Short exercise: Leaving out the pictures, retype the lines from the beginning of the listing through the line containing "Chart.register(...registerables);".

Supplied information:
▬▬▬▬▬▬▬▬▬▬

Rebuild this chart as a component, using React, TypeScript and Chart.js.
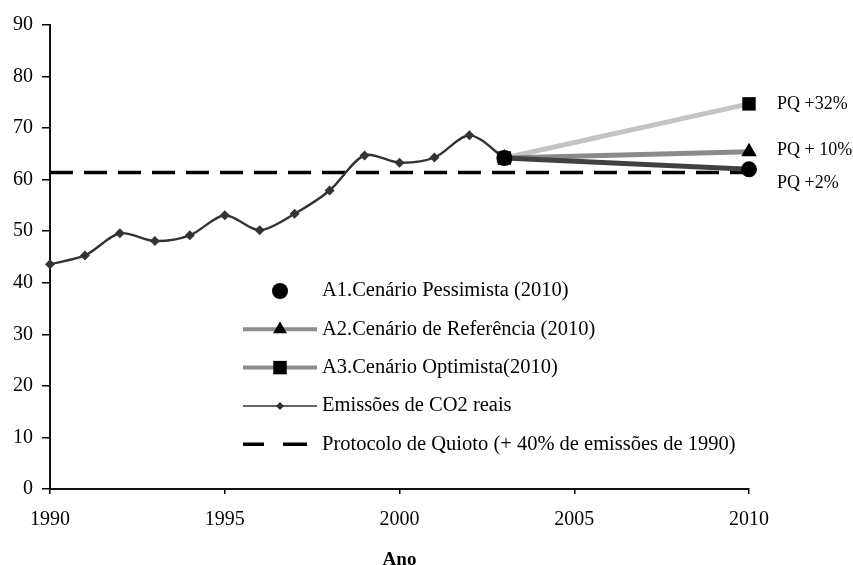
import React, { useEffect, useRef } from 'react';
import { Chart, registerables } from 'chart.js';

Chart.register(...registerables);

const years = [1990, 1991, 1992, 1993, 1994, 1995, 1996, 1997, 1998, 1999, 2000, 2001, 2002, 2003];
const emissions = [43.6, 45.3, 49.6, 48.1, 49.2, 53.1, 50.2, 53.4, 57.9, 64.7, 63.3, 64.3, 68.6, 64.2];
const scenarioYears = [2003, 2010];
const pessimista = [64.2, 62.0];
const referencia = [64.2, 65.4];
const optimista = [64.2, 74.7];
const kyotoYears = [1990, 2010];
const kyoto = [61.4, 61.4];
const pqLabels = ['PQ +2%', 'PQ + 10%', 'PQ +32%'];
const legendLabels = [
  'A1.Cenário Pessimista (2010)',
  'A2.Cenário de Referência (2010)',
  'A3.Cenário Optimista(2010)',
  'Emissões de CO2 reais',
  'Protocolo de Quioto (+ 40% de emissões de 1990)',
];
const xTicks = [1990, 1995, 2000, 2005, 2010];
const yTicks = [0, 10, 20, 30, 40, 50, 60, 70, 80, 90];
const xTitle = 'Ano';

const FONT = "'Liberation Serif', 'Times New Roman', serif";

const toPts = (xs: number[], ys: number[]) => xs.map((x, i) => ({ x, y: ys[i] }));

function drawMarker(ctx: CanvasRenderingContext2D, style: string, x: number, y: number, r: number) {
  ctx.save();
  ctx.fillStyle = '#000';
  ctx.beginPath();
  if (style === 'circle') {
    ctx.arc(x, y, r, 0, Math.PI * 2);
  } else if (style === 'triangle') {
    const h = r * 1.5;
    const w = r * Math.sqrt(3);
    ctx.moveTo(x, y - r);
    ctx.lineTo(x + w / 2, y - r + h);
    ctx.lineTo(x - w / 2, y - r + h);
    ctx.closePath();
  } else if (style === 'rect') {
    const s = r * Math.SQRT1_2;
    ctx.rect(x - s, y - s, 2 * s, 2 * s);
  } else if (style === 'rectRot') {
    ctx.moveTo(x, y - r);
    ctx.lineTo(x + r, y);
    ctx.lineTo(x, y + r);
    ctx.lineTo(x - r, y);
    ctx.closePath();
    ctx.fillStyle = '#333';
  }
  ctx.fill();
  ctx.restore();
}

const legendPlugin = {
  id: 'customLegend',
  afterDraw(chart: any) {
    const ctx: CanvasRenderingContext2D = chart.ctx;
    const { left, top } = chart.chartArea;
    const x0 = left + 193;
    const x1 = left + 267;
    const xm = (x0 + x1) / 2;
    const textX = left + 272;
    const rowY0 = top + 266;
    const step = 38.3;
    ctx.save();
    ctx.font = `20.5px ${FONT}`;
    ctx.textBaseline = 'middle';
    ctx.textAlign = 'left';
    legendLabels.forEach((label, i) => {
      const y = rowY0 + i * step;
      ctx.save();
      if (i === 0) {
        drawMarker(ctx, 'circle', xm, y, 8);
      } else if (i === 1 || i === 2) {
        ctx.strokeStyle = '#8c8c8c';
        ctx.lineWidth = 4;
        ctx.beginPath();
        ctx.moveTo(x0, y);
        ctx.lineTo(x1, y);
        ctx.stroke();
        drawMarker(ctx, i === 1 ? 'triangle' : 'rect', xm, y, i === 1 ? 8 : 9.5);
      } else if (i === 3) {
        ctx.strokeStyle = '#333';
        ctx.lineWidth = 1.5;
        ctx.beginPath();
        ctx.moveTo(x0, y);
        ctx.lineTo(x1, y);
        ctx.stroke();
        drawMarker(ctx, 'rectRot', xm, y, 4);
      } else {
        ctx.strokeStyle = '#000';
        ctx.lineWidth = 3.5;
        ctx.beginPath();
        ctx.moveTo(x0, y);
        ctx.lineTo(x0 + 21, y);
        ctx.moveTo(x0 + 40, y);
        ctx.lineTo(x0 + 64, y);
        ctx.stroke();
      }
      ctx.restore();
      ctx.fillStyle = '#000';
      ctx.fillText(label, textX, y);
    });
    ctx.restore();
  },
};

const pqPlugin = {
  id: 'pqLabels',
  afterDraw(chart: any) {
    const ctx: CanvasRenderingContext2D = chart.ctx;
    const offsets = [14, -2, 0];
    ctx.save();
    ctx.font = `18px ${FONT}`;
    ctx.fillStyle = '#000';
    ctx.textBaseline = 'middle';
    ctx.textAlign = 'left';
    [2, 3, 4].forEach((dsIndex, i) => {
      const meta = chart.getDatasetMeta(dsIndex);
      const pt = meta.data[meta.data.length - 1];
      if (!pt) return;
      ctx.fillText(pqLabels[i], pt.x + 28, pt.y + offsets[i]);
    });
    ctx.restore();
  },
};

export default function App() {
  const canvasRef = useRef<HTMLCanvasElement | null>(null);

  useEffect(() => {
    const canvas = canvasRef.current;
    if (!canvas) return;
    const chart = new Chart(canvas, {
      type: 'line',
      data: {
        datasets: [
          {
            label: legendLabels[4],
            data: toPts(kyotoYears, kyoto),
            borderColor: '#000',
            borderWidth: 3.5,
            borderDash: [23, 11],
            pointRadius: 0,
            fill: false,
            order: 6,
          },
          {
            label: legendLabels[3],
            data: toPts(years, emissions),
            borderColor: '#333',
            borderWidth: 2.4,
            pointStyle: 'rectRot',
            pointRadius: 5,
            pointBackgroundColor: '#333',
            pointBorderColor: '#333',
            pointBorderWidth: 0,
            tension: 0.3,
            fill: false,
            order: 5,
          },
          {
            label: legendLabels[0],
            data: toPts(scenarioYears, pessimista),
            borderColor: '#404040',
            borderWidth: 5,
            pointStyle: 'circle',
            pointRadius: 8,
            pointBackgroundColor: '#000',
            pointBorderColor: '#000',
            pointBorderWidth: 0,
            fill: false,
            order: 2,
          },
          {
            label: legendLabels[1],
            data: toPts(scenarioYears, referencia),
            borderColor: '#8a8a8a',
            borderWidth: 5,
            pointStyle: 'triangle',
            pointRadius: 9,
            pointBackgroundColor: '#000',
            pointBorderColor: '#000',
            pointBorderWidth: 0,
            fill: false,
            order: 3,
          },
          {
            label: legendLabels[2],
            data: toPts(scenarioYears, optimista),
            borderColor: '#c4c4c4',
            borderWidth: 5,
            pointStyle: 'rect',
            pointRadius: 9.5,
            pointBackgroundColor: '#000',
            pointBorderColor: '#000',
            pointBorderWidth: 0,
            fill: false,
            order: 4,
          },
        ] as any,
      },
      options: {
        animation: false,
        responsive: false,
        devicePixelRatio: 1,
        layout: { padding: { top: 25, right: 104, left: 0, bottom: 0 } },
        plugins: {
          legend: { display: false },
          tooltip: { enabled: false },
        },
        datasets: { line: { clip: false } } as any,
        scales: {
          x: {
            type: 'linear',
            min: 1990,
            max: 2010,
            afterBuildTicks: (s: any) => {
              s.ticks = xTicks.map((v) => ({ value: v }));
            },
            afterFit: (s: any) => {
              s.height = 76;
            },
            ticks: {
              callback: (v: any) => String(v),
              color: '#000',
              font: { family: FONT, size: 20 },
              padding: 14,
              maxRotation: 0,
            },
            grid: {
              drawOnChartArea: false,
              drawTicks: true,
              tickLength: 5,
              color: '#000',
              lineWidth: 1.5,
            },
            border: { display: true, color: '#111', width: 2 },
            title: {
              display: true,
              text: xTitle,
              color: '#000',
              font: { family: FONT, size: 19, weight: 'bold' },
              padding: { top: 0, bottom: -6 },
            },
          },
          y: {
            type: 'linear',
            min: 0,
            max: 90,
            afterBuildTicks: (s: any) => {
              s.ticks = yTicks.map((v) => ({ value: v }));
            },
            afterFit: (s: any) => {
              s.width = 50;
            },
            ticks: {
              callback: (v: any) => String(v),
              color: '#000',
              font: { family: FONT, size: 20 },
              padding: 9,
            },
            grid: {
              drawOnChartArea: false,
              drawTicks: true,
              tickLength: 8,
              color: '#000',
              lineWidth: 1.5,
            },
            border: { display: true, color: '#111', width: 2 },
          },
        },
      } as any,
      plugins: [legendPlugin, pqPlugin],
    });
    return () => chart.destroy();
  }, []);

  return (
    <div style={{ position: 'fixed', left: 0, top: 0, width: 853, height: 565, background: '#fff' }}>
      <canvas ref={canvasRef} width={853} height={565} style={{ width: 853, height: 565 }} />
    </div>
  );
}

▬▬▬▬▬▬▬▬▬▬

Full answer:
Rebuild this chart as a component, using React, TypeScript and Chart.js.
import React, { useEffect, useRef } from 'react';
import { Chart, registerables } from 'chart.js';

Chart.register(...registerables);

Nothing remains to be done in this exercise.